One of the most striking aspects of Viktor Pelevin's prose is the juxtaposition of artifacts of popular culture and daily life with references to religious traditions such as Buddhism, Gnosticism/Manichaeism, and Mesopotamian mythology. In this paper I intend to examine Pelevin's explicit references to Gnosticism and Manichaeism--the ancient religious trend, often appearing as a dualistic heresy within Christianity, which foregrounded the yearning of the spirit to be redeemed from matter--and argue that Pelevin's Gnosticism is fitting for two reasons:
1) Gnostic topoi jibe with Pelevin's existentialist worldview; and the Gnostic method provides a model for Pelevin's ominous deconstruction of the found world. Hans Jonas and others have argued that modern existentialism's notion of humanity as "cast into" a cosmos from which it is alienated represents the hour come round again of the anxiety of ancient Gnosticism. His comic talent and the wit with which he connects his metaphysics and everyday realia notwithstanding, Pelevin's worldview is one of existential pessimism: life and materiality are often repulsive, and the world often seems a conspiracy or trap, with the individual standing bewildered before malevolent forces.

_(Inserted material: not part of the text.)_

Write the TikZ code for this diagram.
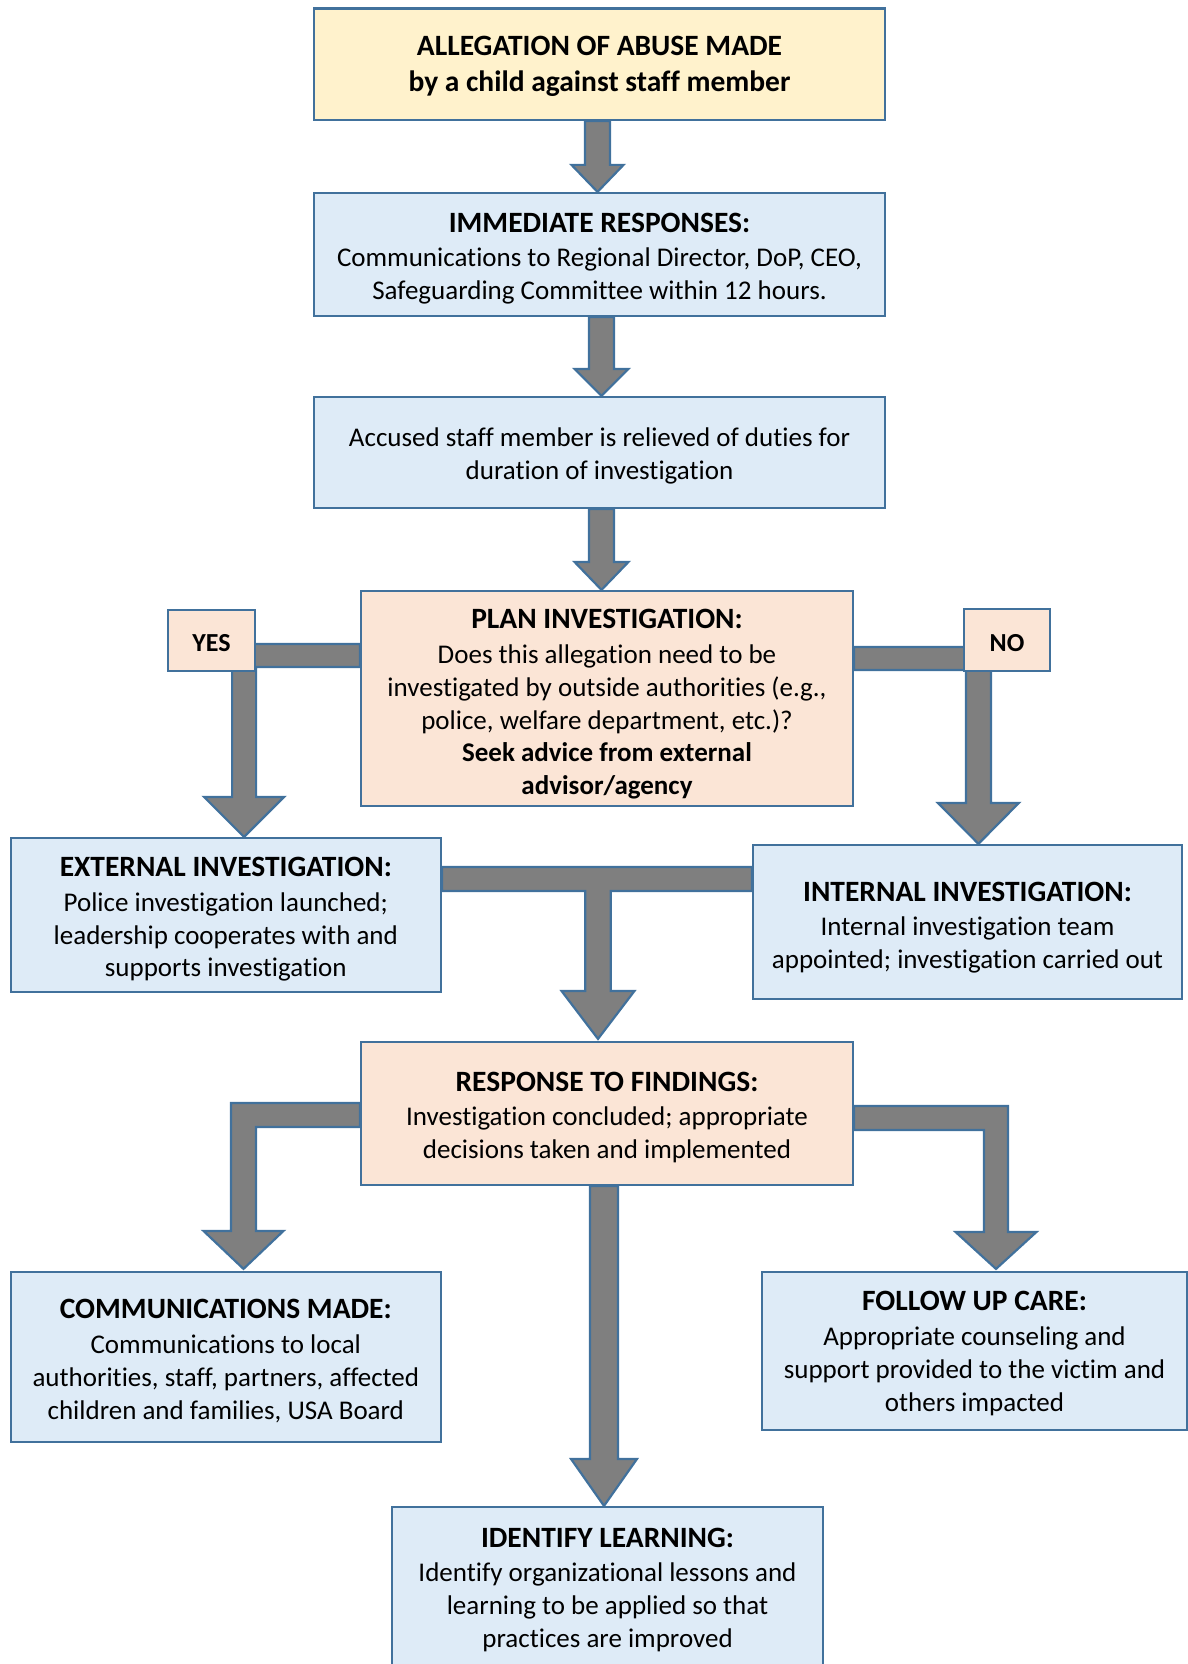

Pelevin lends himself to a "Gnostic" reading especially when we consider that the Gnostics were (to use Harold Bloom's term) the "ancestor[s] of all major Western revisionists"--they did not invent their own myths but polemicized with those of their predecessors and opponents. For example, Gnostic polemics reinterpreted the God of the Old Testament as a tyrant, or an inept craftsman ("Demiurge"). Some of Pelevin's parables invoke precisely those reinterpretations prescribed by Gnosticism. For example, in "Sleep," the conspiracy that keeps the main character Nikita comfortably sleep-walking through his life is cemented with the help of two druzhinniki, Gabriel and Michael--i.e., two malevolent reinterpreted "angels." Also, employing Gnostic topoi to unfold existentialist parables, Pelevin is following in the tradition of Kafka and Nabokov (in the readings for instance of Erich Heller and Sergei Davydov.)
2) Pelevin's "Gnostic" appraisal of the late-Soviet and post-Soviet periods can be seen in the context of the literary trend of "political Gnosticism." Gnostic topoi have been used in literature to irrationalize the "cosmos"/order of society. Byron in Cain and Bakunin in God and the State, for example, both revive the ancient Gnostic rebellion against the Creator, the "most bloodthirsty, the most despotic" promulgator of the Law. Jonas argues that the Gnostics' view of the Cosmocrat as tyrannical and inept reflects the outlook of the "new[ly] atomized masses of the [Roman] Empire," for whom "the law of empire...was a dispensation of external, inaccessible force" and for whom "the law of the universe, cosmic destiny, of which the world state was the terrestrial executor, assumed the same character." (Jonas, The Gnostic Religion)
The widespread late-Soviet and post-Soviet bewilderment before the machinations of political authority, coupled with the post-modern situation in which Russian culture is perceived as "having nowhere to go, having ended, drained itself to the bottom" (Mark Lipoveckij in Znamja, 1995), feeding on the carcass of its previous signs and authority-claimants, rendered the time right for a political-Gnostic metaphysics. Hence Pelevin's imagery of Lenin and Stalin as deceased "demiurges" (in Omon Ra and "Reconstructor"), dead creators whose corpses, as in the Manichaean myths, have gone into the stuff of the cosmos. Further, I will give a "Gnostic exegesis" of Omon Ra: Pelevin cleverly reinterprets the "space" or "order" of Sovetskij kosmos in the novel just as the Gnostics reinterpreted the Pythagorean "harmony of the spheres" into the "noise of the world" and the "tyranny of fate." When Omon comes to understand the celestial trajectories as a "life sentence in a prison car on an endless circular railroad," we feel Pelevin setting up a parody of the cosmos in which it is unclear whether one revolt--the metaphysical or the political--takes precedence over the other.